Republican George Santos, the serial liar who somehow won a seat in Congress last month, is finally facing some friendly fire.
Despite brutal reports from The New York Times, The Daily Beast, and other publications showing that Santos fabricated large parts of his resume and even his very identity, it seemed virtually inevitable he would take a seat in Congress next month.
That may still be the case. But on Tuesday, Nick LaLota—a fellow Republican who just won a congressional seat on Long Island to the east of the New York district Santos won—called for a probe of his would-be colleague.
“I have heard from countless Long Islanders how deeply troubled they are by the headlines surrounding George Santos,” LaLota said in a statement. The Republican went on to call for “a full investigation by the House ethics committee and, if necessary, law enforcement” of Santos.
If the walls are closing in on Santos—or at least beginning to—his mind-boggling attempt at issuing a mea culpa this week may be part of the reason why.
In local interviews with New York media outlets, Santos essentially admitted that his biography was a sham. Still, he tried—painfully—to cling to some element of dignity, claiming that telling voters he worked at Citigroup, for instance, when he never did so was not a lie but just a poor choice of words. (He also admitted that he did not attend the college he said he graduated from, and did not own 13 rental properties—or in fact any—as he had claimed.)
Santos’ lies go well beyond his professional life. As The Daily Beast reported, he claimed to be openly gay for a decade, but in fact failed to disclose a previous marriage to a woman that ended shortly before he launched his political campaigns. And the Forward reported that his claims to having ancestors who escaped the Holocaust appeared to be a total fabrication.
Even his comical explanation that he only ever described himself as “Jew-ish” was quickly debunked by the Forward, which unearthed campaign materials Santos sent community leaders in which he called himself a “proud American Jew.”
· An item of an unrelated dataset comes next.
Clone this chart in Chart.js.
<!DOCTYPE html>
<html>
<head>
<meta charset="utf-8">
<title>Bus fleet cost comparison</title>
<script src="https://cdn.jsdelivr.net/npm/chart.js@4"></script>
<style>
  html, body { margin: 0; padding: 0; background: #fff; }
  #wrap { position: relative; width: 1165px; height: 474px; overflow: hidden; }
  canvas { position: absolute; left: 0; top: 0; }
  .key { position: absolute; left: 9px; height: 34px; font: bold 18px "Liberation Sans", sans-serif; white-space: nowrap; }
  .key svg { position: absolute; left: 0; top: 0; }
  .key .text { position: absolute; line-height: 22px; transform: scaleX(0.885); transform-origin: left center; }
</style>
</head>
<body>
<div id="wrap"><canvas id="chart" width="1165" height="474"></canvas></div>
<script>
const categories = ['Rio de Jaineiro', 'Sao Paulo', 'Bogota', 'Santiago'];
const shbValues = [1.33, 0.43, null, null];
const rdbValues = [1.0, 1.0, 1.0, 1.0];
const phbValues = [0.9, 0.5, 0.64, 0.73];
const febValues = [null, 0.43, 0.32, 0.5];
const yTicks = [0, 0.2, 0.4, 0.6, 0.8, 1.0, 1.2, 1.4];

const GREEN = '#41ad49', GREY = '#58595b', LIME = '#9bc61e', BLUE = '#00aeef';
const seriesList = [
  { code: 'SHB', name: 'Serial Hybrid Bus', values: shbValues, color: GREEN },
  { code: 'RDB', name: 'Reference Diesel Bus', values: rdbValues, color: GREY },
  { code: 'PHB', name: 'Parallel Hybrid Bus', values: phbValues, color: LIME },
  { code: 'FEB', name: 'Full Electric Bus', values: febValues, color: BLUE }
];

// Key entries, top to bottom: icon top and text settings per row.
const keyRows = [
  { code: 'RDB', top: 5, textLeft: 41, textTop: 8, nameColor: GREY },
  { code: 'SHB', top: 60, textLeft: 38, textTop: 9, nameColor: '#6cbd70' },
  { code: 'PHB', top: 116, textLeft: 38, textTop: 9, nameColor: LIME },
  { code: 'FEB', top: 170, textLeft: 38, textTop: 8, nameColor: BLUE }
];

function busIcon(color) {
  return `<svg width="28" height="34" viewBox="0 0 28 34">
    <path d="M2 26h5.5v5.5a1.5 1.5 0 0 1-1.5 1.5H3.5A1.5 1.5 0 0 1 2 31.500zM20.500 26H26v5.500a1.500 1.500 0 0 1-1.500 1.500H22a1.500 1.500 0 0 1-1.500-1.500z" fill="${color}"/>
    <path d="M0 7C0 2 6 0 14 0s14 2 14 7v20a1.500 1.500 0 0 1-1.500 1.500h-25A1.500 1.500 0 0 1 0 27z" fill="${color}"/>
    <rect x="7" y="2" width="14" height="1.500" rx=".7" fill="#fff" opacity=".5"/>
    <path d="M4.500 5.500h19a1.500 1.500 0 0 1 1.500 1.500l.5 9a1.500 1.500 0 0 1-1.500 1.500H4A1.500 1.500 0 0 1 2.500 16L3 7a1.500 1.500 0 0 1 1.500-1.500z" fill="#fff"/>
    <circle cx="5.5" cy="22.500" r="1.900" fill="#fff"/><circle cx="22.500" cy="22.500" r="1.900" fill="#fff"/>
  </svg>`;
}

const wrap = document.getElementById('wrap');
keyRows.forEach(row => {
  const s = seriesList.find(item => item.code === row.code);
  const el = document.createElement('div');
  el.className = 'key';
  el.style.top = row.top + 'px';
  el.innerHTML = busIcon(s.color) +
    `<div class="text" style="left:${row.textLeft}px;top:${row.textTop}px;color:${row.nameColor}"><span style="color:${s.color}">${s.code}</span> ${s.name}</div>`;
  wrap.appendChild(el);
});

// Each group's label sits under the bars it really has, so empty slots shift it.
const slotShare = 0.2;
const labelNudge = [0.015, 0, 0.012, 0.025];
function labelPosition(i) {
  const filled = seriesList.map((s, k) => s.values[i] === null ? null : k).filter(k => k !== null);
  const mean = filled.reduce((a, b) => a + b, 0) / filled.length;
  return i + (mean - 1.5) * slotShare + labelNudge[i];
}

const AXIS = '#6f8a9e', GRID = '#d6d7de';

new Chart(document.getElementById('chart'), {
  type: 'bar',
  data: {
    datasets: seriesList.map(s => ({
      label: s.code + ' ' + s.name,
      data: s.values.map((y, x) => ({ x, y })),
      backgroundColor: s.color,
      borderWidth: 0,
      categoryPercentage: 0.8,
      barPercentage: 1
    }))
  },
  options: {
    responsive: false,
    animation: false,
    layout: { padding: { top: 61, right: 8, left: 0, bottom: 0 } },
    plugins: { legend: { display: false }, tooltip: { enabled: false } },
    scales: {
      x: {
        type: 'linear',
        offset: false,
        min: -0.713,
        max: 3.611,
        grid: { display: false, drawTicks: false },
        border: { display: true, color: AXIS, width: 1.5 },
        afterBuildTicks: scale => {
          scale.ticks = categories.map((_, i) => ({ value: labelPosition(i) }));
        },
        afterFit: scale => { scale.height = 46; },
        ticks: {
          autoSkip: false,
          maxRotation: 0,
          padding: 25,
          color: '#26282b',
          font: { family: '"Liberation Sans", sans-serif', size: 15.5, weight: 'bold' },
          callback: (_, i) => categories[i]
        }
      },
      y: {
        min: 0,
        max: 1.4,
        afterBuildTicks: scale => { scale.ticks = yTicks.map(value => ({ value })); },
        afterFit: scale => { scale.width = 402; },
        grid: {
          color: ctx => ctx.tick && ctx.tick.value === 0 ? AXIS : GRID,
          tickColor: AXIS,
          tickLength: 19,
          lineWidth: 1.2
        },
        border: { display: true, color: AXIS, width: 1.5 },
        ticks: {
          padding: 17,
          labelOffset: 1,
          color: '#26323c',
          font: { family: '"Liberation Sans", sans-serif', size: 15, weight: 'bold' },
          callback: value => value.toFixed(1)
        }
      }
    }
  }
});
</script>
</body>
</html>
“I expected more than just a blanket apology. The damage that his lies have caused to many people, especially those who have been impacted by the Holocaust, are profound,” Joseph Cairo Jr., the chair of a county Republican Party in Santos’ district, told The New York Times. Likewise, the Republican Jewish Coalition said Santos had “deceived” them and would no longer be welcome at their events.
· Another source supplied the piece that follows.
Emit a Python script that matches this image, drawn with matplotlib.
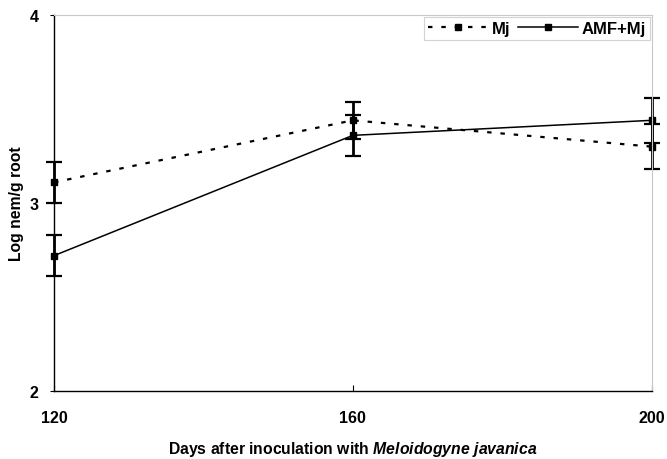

If a fellow Republican who just won a seat turning on him is bad sign, the raw political math—and laws that make it difficult not to seat people who win elections—are on Santos’ side.
Kevin McCarthy is in the fight of his life to cobble together the votes he needs to become Speaker. And as the Times reported, at least before he apparently deleted a tweet about McCarthy, Santos appeared to be a vote the wannabe speaker could count on. GOP members have little incentive, regardless of where they come down on who should be their leader, to reduce their narrow majority by purging a liar from their ranks. It’s also exceptionally rare for lawmakers to refuse to seat someone who won an election.
In other words, it will likely take a groundswell of Republicans—rather than one or two dissenters—calling for Santos to face real consequences if his ascent to federal office is going to falter.